THE PROBLEM
Write out every line of the material exactly as it appears.

COLLECTED DATA
--------------------------------

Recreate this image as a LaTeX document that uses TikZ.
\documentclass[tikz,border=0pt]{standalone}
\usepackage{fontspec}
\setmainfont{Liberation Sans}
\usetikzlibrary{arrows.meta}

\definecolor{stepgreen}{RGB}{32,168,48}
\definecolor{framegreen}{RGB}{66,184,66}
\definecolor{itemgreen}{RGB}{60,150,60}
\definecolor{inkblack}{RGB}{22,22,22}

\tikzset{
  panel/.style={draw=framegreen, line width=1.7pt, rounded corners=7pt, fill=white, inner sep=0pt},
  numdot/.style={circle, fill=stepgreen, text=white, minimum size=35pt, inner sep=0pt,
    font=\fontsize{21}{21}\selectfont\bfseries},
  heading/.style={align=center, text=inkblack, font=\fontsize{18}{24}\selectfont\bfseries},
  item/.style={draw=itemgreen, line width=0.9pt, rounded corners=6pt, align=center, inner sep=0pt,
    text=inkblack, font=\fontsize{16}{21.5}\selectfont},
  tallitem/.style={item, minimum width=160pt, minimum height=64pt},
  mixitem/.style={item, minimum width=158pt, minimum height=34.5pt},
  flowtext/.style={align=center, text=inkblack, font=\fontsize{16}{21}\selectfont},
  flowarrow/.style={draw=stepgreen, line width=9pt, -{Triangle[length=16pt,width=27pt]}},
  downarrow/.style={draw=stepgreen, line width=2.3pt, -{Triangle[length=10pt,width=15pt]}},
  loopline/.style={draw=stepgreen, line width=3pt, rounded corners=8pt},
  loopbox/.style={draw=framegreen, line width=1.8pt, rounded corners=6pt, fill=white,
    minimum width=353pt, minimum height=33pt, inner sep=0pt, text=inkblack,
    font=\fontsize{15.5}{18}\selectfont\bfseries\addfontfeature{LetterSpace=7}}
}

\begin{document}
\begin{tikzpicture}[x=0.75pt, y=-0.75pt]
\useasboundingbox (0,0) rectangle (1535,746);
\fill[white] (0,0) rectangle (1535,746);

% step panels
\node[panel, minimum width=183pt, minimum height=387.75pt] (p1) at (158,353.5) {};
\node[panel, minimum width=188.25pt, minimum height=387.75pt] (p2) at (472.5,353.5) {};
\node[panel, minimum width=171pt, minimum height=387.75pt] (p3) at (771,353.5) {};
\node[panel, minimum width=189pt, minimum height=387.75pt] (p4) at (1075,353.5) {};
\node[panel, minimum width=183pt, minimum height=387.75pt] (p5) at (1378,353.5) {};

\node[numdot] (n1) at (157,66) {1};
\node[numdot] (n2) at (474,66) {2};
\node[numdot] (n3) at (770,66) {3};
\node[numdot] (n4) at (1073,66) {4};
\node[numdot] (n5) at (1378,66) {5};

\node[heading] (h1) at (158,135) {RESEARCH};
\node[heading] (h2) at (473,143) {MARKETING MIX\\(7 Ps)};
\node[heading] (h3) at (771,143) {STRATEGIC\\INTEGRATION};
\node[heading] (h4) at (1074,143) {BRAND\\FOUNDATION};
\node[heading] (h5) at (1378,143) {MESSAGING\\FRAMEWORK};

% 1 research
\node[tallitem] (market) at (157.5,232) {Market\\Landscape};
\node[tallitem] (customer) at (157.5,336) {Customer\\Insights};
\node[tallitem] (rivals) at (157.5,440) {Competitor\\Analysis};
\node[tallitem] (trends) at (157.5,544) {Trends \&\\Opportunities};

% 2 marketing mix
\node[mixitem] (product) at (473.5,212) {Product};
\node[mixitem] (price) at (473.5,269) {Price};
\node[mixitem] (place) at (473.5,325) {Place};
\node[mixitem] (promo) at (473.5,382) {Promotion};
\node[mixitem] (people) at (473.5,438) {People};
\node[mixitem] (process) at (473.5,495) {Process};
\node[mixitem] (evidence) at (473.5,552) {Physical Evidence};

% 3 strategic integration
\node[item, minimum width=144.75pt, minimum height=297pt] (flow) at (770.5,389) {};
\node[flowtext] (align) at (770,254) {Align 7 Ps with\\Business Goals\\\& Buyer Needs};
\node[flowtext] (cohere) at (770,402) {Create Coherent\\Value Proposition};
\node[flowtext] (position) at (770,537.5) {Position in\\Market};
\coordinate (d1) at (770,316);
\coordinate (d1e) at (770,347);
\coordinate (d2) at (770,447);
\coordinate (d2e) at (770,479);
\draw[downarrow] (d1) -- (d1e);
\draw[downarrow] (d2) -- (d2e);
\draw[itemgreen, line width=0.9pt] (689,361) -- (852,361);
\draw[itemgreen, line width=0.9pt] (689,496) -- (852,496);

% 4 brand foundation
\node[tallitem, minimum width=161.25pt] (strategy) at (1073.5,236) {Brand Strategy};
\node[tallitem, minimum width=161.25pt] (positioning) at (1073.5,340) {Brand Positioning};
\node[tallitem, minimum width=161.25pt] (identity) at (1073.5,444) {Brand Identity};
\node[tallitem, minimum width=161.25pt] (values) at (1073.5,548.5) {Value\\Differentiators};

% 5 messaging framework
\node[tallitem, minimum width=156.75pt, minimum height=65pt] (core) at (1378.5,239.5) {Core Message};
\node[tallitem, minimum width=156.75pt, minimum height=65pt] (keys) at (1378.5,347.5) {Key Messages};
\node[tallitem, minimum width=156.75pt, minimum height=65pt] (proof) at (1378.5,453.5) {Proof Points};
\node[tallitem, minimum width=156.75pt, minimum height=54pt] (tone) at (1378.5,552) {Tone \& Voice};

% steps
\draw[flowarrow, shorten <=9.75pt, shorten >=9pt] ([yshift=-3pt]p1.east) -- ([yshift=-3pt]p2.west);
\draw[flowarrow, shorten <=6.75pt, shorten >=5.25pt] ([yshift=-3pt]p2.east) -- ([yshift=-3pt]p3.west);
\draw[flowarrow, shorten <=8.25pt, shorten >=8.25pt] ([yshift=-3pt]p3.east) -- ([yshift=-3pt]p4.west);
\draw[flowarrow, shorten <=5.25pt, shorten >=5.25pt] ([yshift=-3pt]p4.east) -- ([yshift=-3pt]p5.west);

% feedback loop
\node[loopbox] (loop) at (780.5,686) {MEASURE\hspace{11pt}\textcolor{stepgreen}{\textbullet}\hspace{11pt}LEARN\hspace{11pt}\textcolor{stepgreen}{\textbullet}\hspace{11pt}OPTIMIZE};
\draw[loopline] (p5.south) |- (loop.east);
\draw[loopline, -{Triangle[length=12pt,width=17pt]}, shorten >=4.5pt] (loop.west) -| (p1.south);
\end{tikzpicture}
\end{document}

--------------------------------

FINISHED ANSWER
Recreate this image as a LaTeX document that uses TikZ.
\documentclass[tikz,border=0pt]{standalone}
\usepackage{fontspec}
\setmainfont{Liberation Sans}
\usetikzlibrary{arrows.meta}

\definecolor{stepgreen}{RGB}{32,168,48}
\definecolor{framegreen}{RGB}{66,184,66}
\definecolor{itemgreen}{RGB}{60,150,60}
\definecolor{inkblack}{RGB}{22,22,22}

\tikzset{
  panel/.style={draw=framegreen, line width=1.7pt, rounded corners=7pt, fill=white, inner sep=0pt},
  numdot/.style={circle, fill=stepgreen, text=white, minimum size=35pt, inner sep=0pt,
    font=\fontsize{21}{21}\selectfont\bfseries},
  heading/.style={align=center, text=inkblack, font=\fontsize{18}{24}\selectfont\bfseries},
  item/.style={draw=itemgreen, line width=0.9pt, rounded corners=6pt, align=center, inner sep=0pt,
    text=inkblack, font=\fontsize{16}{21.5}\selectfont},
  tallitem/.style={item, minimum width=160pt, minimum height=64pt},
  mixitem/.style={item, minimum width=158pt, minimum height=34.5pt},
  flowtext/.style={align=center, text=inkblack, font=\fontsize{16}{21}\selectfont},
  flowarrow/.style={draw=stepgreen, line width=9pt, -{Triangle[length=16pt,width=27pt]}},
  downarrow/.style={draw=stepgreen, line width=2.3pt, -{Triangle[length=10pt,width=15pt]}},
  loopline/.style={draw=stepgreen, line width=3pt, rounded corners=8pt},
  loopbox/.style={draw=framegreen, line width=1.8pt, rounded corners=6pt, fill=white,
    minimum width=353pt, minimum height=33pt, inner sep=0pt, text=inkblack,
    font=\fontsize{15.5}{18}\selectfont\bfseries\addfontfeature{LetterSpace=7}}
}

\begin{document}
\begin{tikzpicture}[x=0.75pt, y=-0.75pt]
\useasboundingbox (0,0) rectangle (1535,746);
\fill[white] (0,0) rectangle (1535,746);

% step panels
\node[panel, minimum width=183pt, minimum height=387.75pt] (p1) at (158,353.5) {};
\node[panel, minimum width=188.25pt, minimum height=387.75pt] (p2) at (472.5,353.5) {};
\node[panel, minimum width=171pt, minimum height=387.75pt] (p3) at (771,353.5) {};
\node[panel, minimum width=189pt, minimum height=387.75pt] (p4) at (1075,353.5) {};
\node[panel, minimum width=183pt, minimum height=387.75pt] (p5) at (1378,353.5) {};

\node[numdot] (n1) at (157,66) {1};
\node[numdot] (n2) at (474,66) {2};
\node[numdot] (n3) at (770,66) {3};
\node[numdot] (n4) at (1073,66) {4};
\node[numdot] (n5) at (1378,66) {5};

\node[heading] (h1) at (158,135) {RESEARCH};
\node[heading] (h2) at (473,143) {MARKETING MIX\\(7 Ps)};
\node[heading] (h3) at (771,143) {STRATEGIC\\INTEGRATION};
\node[heading] (h4) at (1074,143) {BRAND\\FOUNDATION};
\node[heading] (h5) at (1378,143) {MESSAGING\\FRAMEWORK};

% 1 research
\node[tallitem] (market) at (157.5,232) {Market\\Landscape};
\node[tallitem] (customer) at (157.5,336) {Customer\\Insights};
\node[tallitem] (rivals) at (157.5,440) {Competitor\\Analysis};
\node[tallitem] (trends) at (157.5,544) {Trends \&\\Opportunities};

% 2 marketing mix
\node[mixitem] (product) at (473.5,212) {Product};
\node[mixitem] (price) at (473.5,269) {Price};
\node[mixitem] (place) at (473.5,325) {Place};
\node[mixitem] (promo) at (473.5,382) {Promotion};
\node[mixitem] (people) at (473.5,438) {People};
\node[mixitem] (process) at (473.5,495) {Process};
\node[mixitem] (evidence) at (473.5,552) {Physical Evidence};

% 3 strategic integration
\node[item, minimum width=144.75pt, minimum height=297pt] (flow) at (770.5,389) {};
\node[flowtext] (align) at (770,254) {Align 7 Ps with\\Business Goals\\\& Buyer Needs};
\node[flowtext] (cohere) at (770,402) {Create Coherent\\Value Proposition};
\node[flowtext] (position) at (770,537.5) {Position in\\Market};
\coordinate (d1) at (770,316);
\coordinate (d1e) at (770,347);
\coordinate (d2) at (770,447);
\coordinate (d2e) at (770,479);
\draw[downarrow] (d1) -- (d1e);
\draw[downarrow] (d2) -- (d2e);
\draw[itemgreen, line width=0.9pt] (689,361) -- (852,361);
\draw[itemgreen, line width=0.9pt] (689,496) -- (852,496);

% 4 brand foundation
\node[tallitem, minimum width=161.25pt] (strategy) at (1073.5,236) {Brand Strategy};
\node[tallitem, minimum width=161.25pt] (positioning) at (1073.5,340) {Brand Positioning};
\node[tallitem, minimum width=161.25pt] (identity) at (1073.5,444) {Brand Identity};
\node[tallitem, minimum width=161.25pt] (values) at (1073.5,548.5) {Value\\Differentiators};

% 5 messaging framework
\node[tallitem, minimum width=156.75pt, minimum height=65pt] (core) at (1378.5,239.5) {Core Message};
\node[tallitem, minimum width=156.75pt, minimum height=65pt] (keys) at (1378.5,347.5) {Key Messages};
\node[tallitem, minimum width=156.75pt, minimum height=65pt] (proof) at (1378.5,453.5) {Proof Points};
\node[tallitem, minimum width=156.75pt, minimum height=54pt] (tone) at (1378.5,552) {Tone \& Voice};

% steps
\draw[flowarrow, shorten <=9.75pt, shorten >=9pt] ([yshift=-3pt]p1.east) -- ([yshift=-3pt]p2.west);
\draw[flowarrow, shorten <=6.75pt, shorten >=5.25pt] ([yshift=-3pt]p2.east) -- ([yshift=-3pt]p3.west);
\draw[flowarrow, shorten <=8.25pt, shorten >=8.25pt] ([yshift=-3pt]p3.east) -- ([yshift=-3pt]p4.west);
\draw[flowarrow, shorten <=5.25pt, shorten >=5.25pt] ([yshift=-3pt]p4.east) -- ([yshift=-3pt]p5.west);

% feedback loop
\node[loopbox] (loop) at (780.5,686) {MEASURE\hspace{11pt}\textcolor{stepgreen}{\textbullet}\hspace{11pt}LEARN\hspace{11pt}\textcolor{stepgreen}{\textbullet}\hspace{11pt}OPTIMIZE};
\draw[loopline] (p5.south) |- (loop.east);
\draw[loopline, -{Triangle[length=12pt,width=17pt]}, shorten >=4.5pt] (loop.west) -| (p1.south);
\end{tikzpicture}
\end{document}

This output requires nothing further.